Já existem dois votos apresentados em posição desfavorável ao Ministério Público. O julgamento ficou para o mês de agosto. Nós acreditamos na possibilidade de reverter esse placar porque o acolhimento dessa Adin seria um retrocesso para a defesa da cidadania brasileira. O Ministério Público não pretende substituir a polícia. Nós entendemos que a função da polícia judiciária é recolher indícios de autoria e prova da materialidade do crime, mas a Constituição não estabelece exclusividade, como faz em outros dispositivos. Por isso, consideramos que o promotor pode e deve investigar. Impedir o Ministério Público de investigar no interior de estabelecimentos policiais contribuirá para uma maior impunidade nos casos de corrupção e tortura.

O MP tem sido acusado de prejudicar as investigações ao divulgar informações que não poderiam chegar ao conhecimento público. Para o Sr., qual é o limite entre o interesse público e o privado?

Uma denúncia formulada com provas, por exemplo, é motivo de interesse jornalístico e o cidadão tem o direito de ser informado.
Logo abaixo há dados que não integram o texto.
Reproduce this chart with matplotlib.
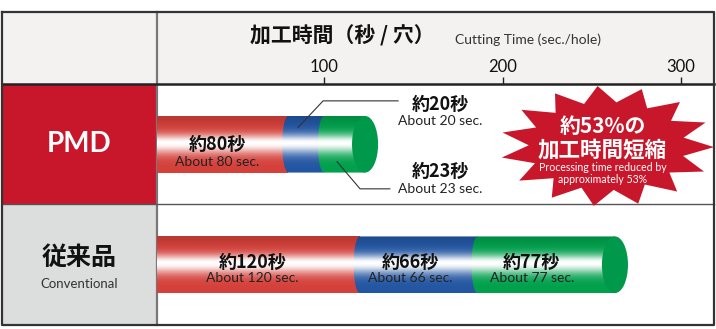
import numpy as np
import matplotlib
matplotlib.use('Agg')
import matplotlib.pyplot as plt
from matplotlib.patches import Rectangle, Ellipse, Polygon, PathPatch
from matplotlib.path import Path
from matplotlib.colors import to_rgb

# ---------------- data ----------------
products = ['PMD', '従来品']
product_sub = ['', 'Conventional']
pmd_times = [80, 20, 23]
conv_times = [120, 66, 77]
seg_colors = ['#d4403a', '#2356a2', '#00a04c']
cap_color = '#00984a'
x_ticks = [100, 200, 300]
x_tick_labels = ['100', '200', '300']
title_jp = '加工時間（秒 / 穴）'
title_en = 'Cutting Time (sec./hole)'
reduction_pct = 53

CJK = ['Noto Sans CJK JP', 'DejaVu Sans']
EN = ['Lato', 'DejaVu Sans']

W, H = 716, 329
fig = plt.figure(figsize=(W / 100, H / 100), dpi=100)

# ---------------- table background (pixel coords) ----------------
bg = fig.add_axes([0, 0, 1, 1])
bg.set_xlim(0, W)
bg.set_ylim(H, 0)
bg.axis('off')

L, R, T, B = 2, 714, 12, 325
C, R1, R2 = 157, 84, 204
bg.add_patch(Rectangle((L, T), R - L, R1 - T, color='#f3f2f0', lw=0))
bg.add_patch(Rectangle((C, R1), R - C, B - R1, color='white', lw=0))
bg.add_patch(Rectangle((L, R1), C - L, R2 - R1, color='#c8162b', lw=0))
bg.add_patch(Rectangle((L, R2), C - L, B - R2, color='#dcdddd', lw=0))
bg.plot([C, C], [T, B], color='#777777', lw=1.6)
bg.plot([L, R], [R2, R2], color='#555555', lw=1.0)
bg.plot([L, R], [R1, R1], color='#222222', lw=1.8)
bg.plot([L, R, R, L, L], [T, T, B, B, T], color='#333333', lw=1.6)

bg.text(250, 36, title_jp, fontsize=15, fontweight='bold', family=CJK,
        ha='left', va='center', color='#111111')
bg.text(455, 40, title_en, fontsize=10, family=EN, ha='left', va='center',
        color='#333333')
bg.text((L + C) / 2, 144, products[0], fontsize=20, family=EN, fontweight='bold',
        color='white', ha='center', va='center')
bg.text((L + C) / 2, 258, products[1], fontsize=18, family=CJK, fontweight='bold',
        color='#111111', ha='center', va='center')
bg.text((L + C) / 2, 284, product_sub[1], fontsize=9.5, family=EN,
        color='#333333', ha='center', va='center')

# ---------------- plot axes ----------------
px0, px_per = 145.5, 1.785
ax = fig.add_axes([C / W, (H - B) / H, (R - C) / W, (B - R1) / H])
ax.patch.set_alpha(0)
for s in ax.spines.values():
    s.set_visible(False)
xlo, xhi = (C - px0) / px_per, (R - px0) / px_per
ax.set_xlim(xlo, xhi)
ax.set_ylim(1.5, -0.5)
ax.xaxis.tick_top()
ax.set_xticks(x_ticks)
ax.set_xticklabels(x_tick_labels, family=EN, fontsize=12, color='#111111')
ax.set_yticks([])
ax.tick_params(axis='x', direction='out', length=5, width=1, color='#222222', pad=1.5)

bar_h = 0.47
a_joint = 3.4
a_cap = 7.3


def gradient(base, n=240):
    t = np.linspace(0, 1, n)
    c = np.array(to_rgb(base))
    w = np.where(t < 0.47, np.exp(-((t - 0.47) / 0.15) ** 2),
                 np.exp(-((t - 0.47) / 0.19) ** 2))
    dark = 1 - 0.12 * np.exp(-(t / 0.15) ** 2)
    col = c[None, :] * dark[:, None]
    col = col * (1 - w[:, None]) + w[:, None] * 1.0
    return np.clip(col, 0, 1)[:, None, :]


def seg_path(x0, x1, yc, first):
    top, bot = yc - bar_h / 2, yc + bar_h / 2
    if first:
        verts = [(x0, top), (x0, bot)]
    else:
        th = np.linspace(np.pi / 2, 3 * np.pi / 2, 40)
        verts = list(zip(x0 + a_joint * np.cos(th), yc - (bar_h / 2) * np.sin(th)))
    verts += [(x1, bot), (x1, top), verts[0]]
    return Path(verts)


def draw_bar(times, yc):
    edges = np.concatenate([[0], np.cumsum(times)])
    for i, v in enumerate(times):
        x0, x1 = edges[i], edges[i + 1]
        p = seg_path(x0, x1, yc, i == 0)
        patch = PathPatch(p, transform=ax.transData, facecolor='none', edgecolor='none')
        ax.add_patch(patch)
        im = ax.imshow(gradient(seg_colors[i]), extent=(x0 - a_joint, x1, yc + bar_h / 2, yc - bar_h / 2),
                       origin='upper', aspect='auto', interpolation='bilinear', zorder=2 + i)
        im.set_clip_path(patch)
    ax.add_patch(Ellipse((edges[-1], yc), 2 * a_cap, bar_h, facecolor=cap_color,
                         edgecolor='none', zorder=6))
    return edges


# PMD bar
e = draw_bar(pmd_times, 0)
mid0 = (e[0] + e[1]) / 2
ax.text(mid0, 0.0, f'約{pmd_times[0]}秒', family=CJK, fontsize=13, fontweight='bold',
        ha='center', va='center', color='#111111', zorder=10)
ax.text(mid0, 0.145, f'About {pmd_times[0]} sec.', family=EN, fontsize=10,
        ha='center', va='center', color='#222222', zorder=10)

call_x = e[-1] + 42   # x of the callout captions

# callout for blue segment
m1 = (e[1] + e[2]) / 2
ax.plot([m1 - 4.5, m1 + 9.5, m1 + 51.5], [-0.14, -0.36, -0.36], color='#333333', lw=0.8, zorder=9)
ax.text(call_x, -0.33, f'約{pmd_times[1]}秒', family=CJK, fontsize=13, fontweight='bold',
        ha='center', va='center', color='#111111', zorder=10)
ax.text(call_x, -0.195, f'About {pmd_times[1]} sec.', family=EN, fontsize=10,
        ha='center', va='center', color='#222222', zorder=10)

# callout for green segment
m2 = (e[2] + e[3]) / 2
ax.plot([m2 - 4.2, m2 + 8.7, m2 + 25.4], [0.145, 0.37, 0.37], color='#333333', lw=0.8, zorder=9)
ax.text(call_x, 0.225, f'約{pmd_times[2]}秒', family=CJK, fontsize=13, fontweight='bold',
        ha='center', va='center', color='#111111', zorder=10)
ax.text(call_x, 0.375, f'About {pmd_times[2]} sec.', family=EN, fontsize=10,
        ha='center', va='center', color='#222222', zorder=10)

# Conventional bar
e = draw_bar(conv_times, 1)
for i, v in enumerate(conv_times):
    m = (e[i] + e[i + 1]) / 2
    if i > 0:
        m -= 4.5
    if i == len(conv_times) - 1:
        m -= a_cap / 2
    ax.text(m, 0.985, f'約{v}秒', family=CJK, fontsize=13, fontweight='bold',
            ha='center', va='center', color='#111111', zorder=10)
    ax.text(m, 1.11, f'About {v} sec.', family=EN, fontsize=10,
            ha='center', va='center', color='#222222', zorder=10)

# starburst
cx, cy = 258.5, 0.015
rx, ry = 60.0, 0.50
n_sp = 15
ang = np.deg2rad(95) + np.arange(2 * n_sp) * np.pi / n_sp
rr = np.where(np.arange(2 * n_sp) % 2 == 0, 1.0, 0.73)
star = np.column_stack([cx + rx * rr * np.cos(ang), cy - ry * rr * np.sin(ang)])
ax.add_patch(Polygon(star, closed=True, facecolor='#c8162b', edgecolor='none', zorder=7,
                     clip_on=False))
ax.text(cx - 2.5, cy - 0.165, f'約{reduction_pct}%の', family=CJK, fontsize=15, fontweight='bold',
        color='white', ha='center', va='center', zorder=11)
ax.text(cx - 2.5, cy + 0.035, '加工時間短縮', family=CJK, fontsize=15.5, fontweight='bold',
        color='white', ha='center', va='center', zorder=11)
ax.text(cx - 2.5, cy + 0.175, 'Processing time reduced by', family=EN, fontsize=7.6,
        color='white', ha='center', va='center', zorder=11)
ax.text(cx - 2.5, cy + 0.275, f'approximately {reduction_pct}%', family=EN, fontsize=7.6,
        color='white', ha='center', va='center', zorder=11)

fig.savefig('out.png', dpi=100)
A pessoa que ocupa um cargo público e comete um deslize ou desrespeita a lei tem obrigação de saber que isso é de conhecimento geral. No entanto, quando decretado o sigilo, qualquer violação é crime. E vamos deixar bem claro (incisivo): se houver violação de sigilo, vamos apurar. Decretado sigilo, judicial ou legal, o promotor, assim como qualquer autoridade que recebeu informação de sigilo, tem obrigação de respeitar. Agora não temos notícia concreta de violação de sigilo por parte de promotor do Estado de São Paulo.

Então não têm ocorrido excessos?

Eventuais excessos são e serão apurados pela Corregedoria-Geral do Ministério Público. Mas a quantidade de excessos é muito inferior ao que dizem as pessoas intimidadas.
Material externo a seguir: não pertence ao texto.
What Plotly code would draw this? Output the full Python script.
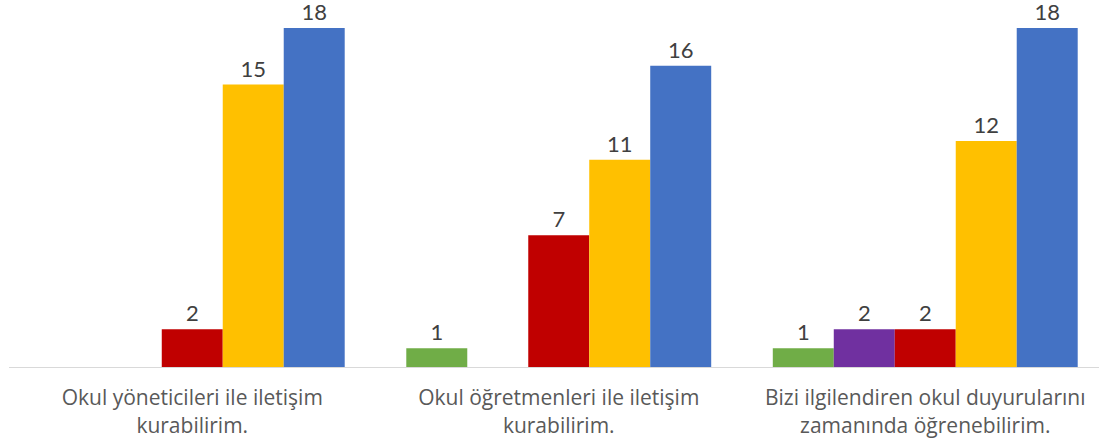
import plotly.graph_objects as go

# kategorie (osi x), zalamane na dva riadky ako v povodnom grafe
kategorie = ['Okul yöneticileri ile iletişim<br>kurabilirim.',
             'Okul öğretmenleri ile iletişim<br>kurabilirim.',
             'Bizi ilgilendiren okul duyurularını<br>zamanında öğrenebilirim.']

# hodnoty serii (None = stlpec sa nekresli)
kesinlikle_katilmiyorum = [None, 1, 1]
katilmiyorum = [None, None, 2]
kararsizim = [2, 7, 2]
katiliyorum = [15, 11, 12]
kesinlikle_katiliyorum = [18, 16, 18]

serie = [('Kesinlikle katılmıyorum', kesinlikle_katilmiyorum, '#70AD47'),
         ('Katılmıyorum', katilmiyorum, '#7030A0'),
         ('Kararsızım', kararsizim, '#C00000'),
         ('Katılıyorum', katiliyorum, '#FFC000'),
         ('Kesinlikle katılıyorum', kesinlikle_katiliyorum, '#4472C4')]

xpos = list(range(len(kategorie)))

fig = go.Figure()
for nazov, hodnoty, farba in serie:
    fig.add_trace(go.Bar(x=xpos, y=hodnoty, name=nazov, marker_color=farba, marker_line_width=0,
                         text=[('' if v is None else str(v)) for v in hodnoty],
                         textposition='outside', cliponaxis=False,
                         textfont=dict(family='Lato', size=22, color='#404040')))

fig.update_layout(width=1099, height=445, margin=dict(l=9, r=0, t=0, b=78),
                  plot_bgcolor='white', paper_bgcolor='white', showlegend=False,
                  barmode='group', bargap=0.168, bargroupgap=0,
                  xaxis=dict(range=[-0.5, -0.5 + 1090 / 366.5], tickmode='array', tickvals=xpos,
                             ticktext=kategorie, showline=True, linecolor='#D9D9D9', linewidth=1,
                             ticks='', showgrid=False, zeroline=False, ticklabelstandoff=12,
                             tickfont=dict(family='Open Sans', size=21, color='#595959')),
                  yaxis=dict(range=[0, 367 / 18.83], visible=False, showgrid=False, zeroline=False))

# body ma predvolene 8px okraj, horne popisky by sa orezali
fig.write_html('out.html', config={'displayModeBar': False},
               post_script="document.body.style.margin='0px';")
O senhor é a favor do controle externo do MP?

Somos favoráveis ao controle externo do Judiciário e do Ministério Público porque entendemos que todas as instituições devem prestar contas de seus atos. Um controle externo, vamos deixar bem claro, que não fira a autonomia da instituição e nem cause dependência funcional dos seus membros.

A Reforma do Judiciário em trâmite no Congresso resolverá o problema da morosidade?

Todos nós estamos de acordo que essa Reforma é necessária, pois a morosidade é o grande problema de descrédito da atuação do Judiciário. Há 500 mil processos para serem distribuídos no Estado de São Paulo. Tem processo que aguarda quatro anos para chegar a 2ª instância, e justiça tardia, já dizia Rui Barbosa é negação de justiça. Tenho dúvidas de que esta reforma vai resolver a questão da lentidão, mas é uma tentativa.

Quais são as suas principais críticas em relação a essa Reforma?

O ponto essencial é a legislação processual. Precisamos acabar com a grande quantidade de recursos. A atual reforma não abarca problemas como o desrespeito sistemático do Poder Executivo às decisões do Poder Judiciário, reiteradas diversas vezes, e o não-pagamento de precatórios. Existe a expectativa em torno da súmula vinculante. Vamos ver.

Como o Sr. classifica o relacionamento entre o Ministério Público e Poder Judiciário hoje?

É um relacionamento de alto nível. O Poder Judiciário, o Ministério Público e OAB têm interesses comuns, entre eles, uma melhor distribuição de justiça. Apesar de eventuais divergências, trabalhamos sempre unidos em prol do interesse público.